Joe Murphy/NBAE via Getty Images
Many white hoopers have it tough. Back in 2008, my Bounce magazine crew created The White Issue, featuring nothing but white ballplayers with certified reps. They all told stories of being overlooked, stereotyped, and having to constantly prove themselves in a game defined by Black culture. On the flip side, hoop is one of those melanated spaces where, if a white person demonstrates some ability, other white people elevate them beyond where a Black person might reach. These are some of the dynamics at play with McClung.
When all is said and dunked, I still believe whiteness is a major reason McClung got picked for the contest – but there shouldn’t be a problem with that. And this is where I think McClung’s story has implications that are bigger than basketball.
Hoop is one of the few spaces in America where Black people are presumed to be competent. In many other environments – executive suites, scientific conventions, walking along a suburban sidewalk – Black people are the anomaly and the exception. In these spaces, some white people see us and question why we’re there. The answer is right in front of them – we are qualified. We earned our spot and deserve our place. We got game.
When I looked at McClung’s name in the dunk contest, I didn’t see his rocket launcher vert or his determination to prove himself on the world’s biggest stage. I saw him as out of place. I saw his white privilege (which extends to the Puma endorsement deal he just signed), even though being a talented white hooper comes with its own set of challenges.
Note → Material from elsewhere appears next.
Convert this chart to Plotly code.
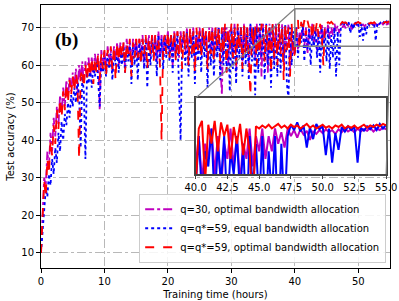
import plotly.graph_objects as go

# ---------------- data ----------------
# training time (hours), one row = 2.5 h
hours = [0, 0.25, 0.5, 0.75, 1, 1.25, 1.5, 1.75, 2, 2.25,
         2.5, 2.75, 3, 3.25, 3.5, 3.75, 4, 4.25, 4.5, 4.75,
         5, 5.25, 5.5, 5.75, 6, 6.25, 6.5, 6.75, 7, 7.25,
         7.5, 7.75, 8, 8.25, 8.5, 8.75, 9, 9.25, 9.5, 9.75,
         10, 10.25, 10.5, 10.75, 11, 11.25, 11.5, 11.75, 12, 12.25,
         12.5, 12.75, 13, 13.25, 13.5, 13.75, 14, 14.25, 14.5, 14.75,
         15, 15.25, 15.5, 15.75, 16, 16.25, 16.5, 16.75, 17, 17.25,
         17.5, 17.75, 18, 18.25, 18.5, 18.75, 19, 19.25, 19.5, 19.75,
         20, 20.25, 20.5, 20.75, 21, 21.25, 21.5, 21.75, 22, 22.25,
         22.5, 22.75, 23, 23.25, 23.5, 23.75, 24, 24.25, 24.5, 24.75,
         25, 25.25, 25.5, 25.75, 26, 26.25, 26.5, 26.75, 27, 27.25,
         27.5, 27.75, 28, 28.25, 28.5, 28.75, 29, 29.25, 29.5, 29.75,
         30, 30.25, 30.5, 30.75, 31, 31.25, 31.5, 31.75, 32, 32.25,
         32.5, 32.75, 33, 33.25, 33.5, 33.75, 34, 34.25, 34.5, 34.75,
         35, 35.25, 35.5, 35.75, 36, 36.25, 36.5, 36.75, 37, 37.25,
         37.5, 37.75, 38, 38.25, 38.5, 38.75, 39, 39.25, 39.5, 39.75,
         40, 40.25, 40.5, 40.75, 41, 41.25, 41.5, 41.75, 42, 42.25,
         42.5, 42.75, 43, 43.25, 43.5, 43.75, 44, 44.25, 44.5, 44.75,
         45, 45.25, 45.5, 45.75, 46, 46.25, 46.5, 46.75, 47, 47.25,
         47.5, 47.75, 48, 48.25, 48.5, 48.75, 49, 49.25, 49.5, 49.75,
         50, 50.25, 50.5, 50.75, 51, 51.25, 51.5, 51.75, 52, 52.25,
         52.5, 52.75, 53, 53.25, 53.5, 53.75, 54, 54.25, 54.5, 54.75,
         55]

acc_q30_opt = [10, 22, 30, 28, 37, 33, 42, 37, 46, 41,
               49, 44, 52, 47, 54, 49, 56, 51, 57, 53,
               58, 54, 59, 52, 60, 56, 61, 55, 61, 57,
               62, 57, 62, 58, 63, 59, 63, 48, 64, 60,
               64, 59, 65, 61, 64, 58, 65, 62, 66, 60,
               66, 62, 66, 59, 67, 63, 66, 60, 67, 64,
               67, 61, 67, 63, 68, 60, 67, 64, 68, 62,
               68, 64, 68, 61, 69, 63, 68, 62, 68, 65,
               69, 63, 68, 60, 69, 64, 69, 62, 69, 65,
               69, 63, 70, 62, 69, 66, 70, 61, 69, 64,
               70, 63, 70, 65, 69, 60, 70, 64, 70, 62,
               70, 64, 70, 61, 52, 70, 65, 70, 60, 70,
               70, 63, 71, 58, 70, 65, 70, 61, 71, 64,
               70, 60, 71, 66, 70, 62, 71, 64, 70, 57,
               71, 63, 70, 58, 71, 65, 70, 61, 71, 63,
               70, 64, 71, 60, 70, 65, 71, 59, 70, 63,
               66, 70, 64, 69, 67, 71, 65, 70, 63, 69,
               67, 71, 66, 70, 64, 69, 67, 71, 66, 70,
               68, 71, 67, 70, 68, 71, 69, 70.5, 68.5, 71,
               70, 70.8, 69.8, 70.9, 70.2, 70.7, 69.5, 70.6, 70.3, 70.8,
               70.4, 70.9, 70.5, 70.8, 70.3, 70.9, 70.5, 71.0, 70.6, 70.9,
               70.5, 71.0, 70.6, 70.9, 70.7, 71.1, 70.6, 71.0, 70.8, 71.1,
               70.9]

acc_q59_equal = [10, 16, 23, 27, 25, 31, 28, 35, 31, 38,
                 34, 42, 37, 45, 40, 47, 44, 50, 46, 52,
                 49, 54, 50, 56, 52, 38, 57, 53, 35, 58,
                 55, 59, 54, 60, 57, 61, 56, 49, 62, 58,
                 62, 57, 63, 59, 63, 56, 64, 60, 64, 58,
                 64, 60, 65, 58, 65, 61, 66, 55, 65, 60,
                 66, 56, 66, 61, 66, 59, 67, 54, 66, 60,
                 67, 62, 67, 57, 68, 61, 67, 59, 68, 62,
                 68, 61, 68, 58, 68, 62, 68, 56, 40, 67,
                 68, 60, 69, 57, 68, 62, 69, 55, 68, 61,
                 69, 58, 69, 62, 68, 54, 69, 60, 69, 57,
                 69, 62, 70, 56, 69, 60, 70, 58, 69, 53,
                 70, 59, 70, 55, 70, 62, 70, 57, 70, 60,
                 70, 56, 71, 61, 70, 52, 70, 58, 71, 62,
                 70, 56, 71, 60, 70, 54, 71, 59, 70, 57,
                 71, 58, 70, 61, 71, 55, 51, 70, 60, 69,
                 63, 70, 62, 68, 66, 71, 61, 69, 64, 70,
                 60, 68, 65, 70, 62, 69, 58, 70, 63, 69,
                 61, 70, 59, 68, 62, 70, 57, 69, 60, 70,
                 71.5, 70.8, 71.8, 70.6, 71.4, 68.5, 71.2, 69.6, 71.6, 70.9,
                 71.3, 67.5, 71.0, 66.5, 70.4, 68.2, 71.2, 70.6, 71.3, 70.8,
                 71.2, 66.5, 71.1, 70.7, 71.3, 70.9, 71.4, 70.8, 71.6, 71.0,
                 71.5]

acc_q59_opt = [10, 20, 29, 25, 35, 31, 40, 36, 44, 39,
               48, 43, 51, 46, 53, 48, 55, 50, 56, 52,
               57, 53, 58, 55, 35, 57, 59, 54, 60, 56,
               61, 57, 62, 55, 62, 58, 63, 56, 63, 59,
               64, 57, 64, 60, 65, 59, 65, 56, 66, 61,
               66, 62, 66, 58, 66, 63, 67, 57, 66, 62,
               67, 62, 67, 60, 67, 63, 68, 59, 67, 63,
               68, 61, 68, 64, 67, 60, 40, 66, 68, 63,
               69, 62, 68, 65, 69, 61, 69, 63, 68, 59,
               69, 64, 69, 60, 70, 63, 69, 58, 70, 64,
               69, 62, 70, 65, 69, 59, 70, 63, 70, 61,
               70, 65, 70, 61, 70, 63, 71, 58, 70, 64,
               71, 62, 70, 60, 71, 64, 70, 59, 71, 63,
               70, 62, 52, 70, 65, 71, 60, 70, 63, 71,
               70, 61, 71, 64, 70, 58, 71, 62, 70, 60,
               71, 63, 70, 56, 71, 64, 70, 57, 71, 62,
               63, 71, 72, 64, 71.5, 69, 72, 68, 71.8, 70,
               71.5, 67, 71.2, 69, 71.6, 67.5, 71, 68, 60, 71.3,
               71.0, 71.4, 71.1, 71.5, 71.0, 71.3, 71.6, 71.1, 71.4, 71.0,
               71.5, 71.2, 71.4, 71.0, 71.3, 71.6, 71.1, 71.4, 71.0, 71.3,
               71.5, 71.1, 71.3, 71.0, 71.4, 71.2, 71.5, 71.0, 71.3, 71.1,
               71.4, 71.0, 71.3, 71.5, 71.1, 71.4, 71.2, 71.5, 71.3, 71.6,
               71.4]

series_names = ["q=30, optimal bandwidth allocation",
                "q=q*=59, equal bandwidth allocation",
                "q=q*=59, optimal bandwidth allocation"]
x_ticks = [0, 10, 20, 30, 40, 50]
y_ticks = [10, 20, 30, 40, 50, 60, 70]
inset_ticks = [40, 42.5, 45, 47.5, 50, 52.5, 55]
inset_ticktext = ["40.0", "42.5", "45.0", "47.5", "50.0", "52.5", "55.0"]

# ---------------- figure ----------------
styles = [("#BF00BF", "dashdot"), ("#0000FF", "dot"), ("#FF0000", "dash")]
all_acc = [acc_q30_opt, acc_q59_equal, acc_q59_opt]

XR = [0, 55]
YR = [6, 76]
ZX = [40, 55]
ZY = [65, 75]

fig = go.Figure()
for name, acc, (col, dash) in zip(series_names, all_acc, styles):
    n = min(len(hours), len(acc))
    fig.add_trace(go.Scatter(x=hours[:n], y=acc[:n], mode="lines", name=name,
                             line=dict(color=col, dash=dash, width=1.8),
                             xaxis="x", yaxis="y"))
for name, acc, (col, dash) in zip(series_names, all_acc, styles):
    n = min(len(hours), len(acc))
    xs = [h for h in hours[:n] if h >= ZX[0]]
    ys = [a for h, a in zip(hours[:n], acc[:n]) if h >= ZX[0]]
    fig.add_trace(go.Scatter(x=xs, y=ys, mode="lines", showlegend=False,
                             line=dict(color=col, width=2),
                             xaxis="x2", yaxis="y2"))

ins_x = [0.443, 0.989]
ins_y = [0.357, 0.646]

def px(v):
    return (v - XR[0]) / (XR[1] - XR[0])

def py(v):
    return (v - YR[0]) / (YR[1] - YR[0])

shapes = [
    dict(type="rect", xref="x2", yref="y2", x0=ZX[0], x1=ZX[1], y0=ZY[0], y1=ZY[1],
         fillcolor="white", line=dict(width=0), layer="below"),
    dict(type="rect", xref="x", yref="y", x0=ZX[0], x1=ZX[1], y0=ZY[0], y1=ZY[1],
         line=dict(color="#808080", width=1.5), layer="above"),
    dict(type="line", xref="paper", yref="paper", x0=ins_x[0], y0=ins_y[1], x1=px(ZX[0]), y1=py(ZY[1]),
         line=dict(color="#808080", width=1.2)),
    dict(type="line", xref="paper", yref="paper", x0=ins_x[1], y0=ins_y[0], x1=px(ZX[1]), y1=py(ZY[0]),
         line=dict(color="#808080", width=1.2)),
]

axis_common = dict(showline=True, linecolor="black", linewidth=1, mirror=True, ticks="outside",
                   ticklen=4, tickcolor="black", zeroline=False, automargin=False,
                   tickfont=dict(size=10, color="black"))

fig.update_layout(
    width=399, height=301,
    margin=dict(l=41, r=9, t=5, b=33, autoexpand=False),
    paper_bgcolor="white", plot_bgcolor="white",
    font=dict(family="DejaVu Sans", size=10, color="black"),
    xaxis=dict(domain=[0, 1], range=XR, tickvals=x_ticks, showgrid=True, gridcolor="#b8b8b8",
               griddash="dashdot", gridwidth=1,
               title=dict(text="Training time (hours)", font=dict(size=10), standoff=4),
               **axis_common),
    yaxis=dict(domain=[0, 1], range=YR, tickvals=y_ticks, showgrid=True, gridcolor="#b8b8b8",
               griddash="dashdot", gridwidth=1,
               title=dict(text="Test accuracy (%)", font=dict(size=10), standoff=4),
               **axis_common),
    xaxis2=dict(domain=ins_x, anchor="y2", range=ZX, tickvals=inset_ticks, ticktext=inset_ticktext,
                showgrid=False, showline=True, linecolor="#444", linewidth=1.5, mirror=True,
                ticks="outside", ticklen=3, tickcolor="#444", zeroline=False, automargin=False,
                tickfont=dict(size=10, color="black")),
    yaxis2=dict(domain=ins_y, anchor="x2", range=ZY, showticklabels=False, ticks="",
                showgrid=False, showline=True, linecolor="#444", linewidth=1.5, mirror=True,
                zeroline=False, automargin=False),
    shapes=shapes,
    legend=dict(x=0.989, y=0.02, xanchor="right", yanchor="bottom",
                bgcolor="rgba(255,255,255,0.85)", bordercolor="#cccccc", borderwidth=1,
                font=dict(size=10), tracegroupgap=0, itemwidth=30),
    annotations=[dict(text="<b>(b)</b>", xref="paper", yref="paper", x=0.074, y=0.867,
                      xanchor="center", yanchor="middle", showarrow=False,
                      font=dict(family="Liberation Serif", size=19, color="black"))],
)

fig.write_html("out.html", config={"displayModeBar": False},
               post_script="document.body.style.margin='0';")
For that, Mac – (taps chest) – my bad, young fella.
I’ve gone through life hearing that I got into Yale University because I’m Black. While I was highly qualified to be there, I also know that one reason I was chosen is that I was an anomaly: a Black kid from the projects who skipped a grade and still crushed high school. In a sea of wealthy white applicants, I stood out. I offered something different and appealing to a monochromatic environment – like McClung did Saturday night.
And just like lots of non-NBA hoopers besides McClung could have won that dunk contest, lots of students could have graduated in my spot. Why did I receive the opportunity? Because of the totality of me, including but not limited to my Blackness. So I never should have dismissed McClung’s whiteness when he earned, through hard work and persistence, the same kind of life-changing opportunity that I did.
These realities are at the heart of a pending Supreme Court case, where conservative judges are expected to prohibit any consideration of race in college admissions. I hope those white judges watched McClung win the dunk contest.
I’m one of them old heads who gets salty over the gentrification of Black culture, and how so many things that white people once mocked, feared or avoided – rap music, big butts, sneakers with suits, the whole Bedford-Stuyvesant neighborhood of Brooklyn – they now celebrate. I reacted to the thought of this white boy in the dunk contest with the type of defensive thinking that comes from the validity of my world and my self being questioned for so long.
I should have recognized what Mac McClung and I have in common.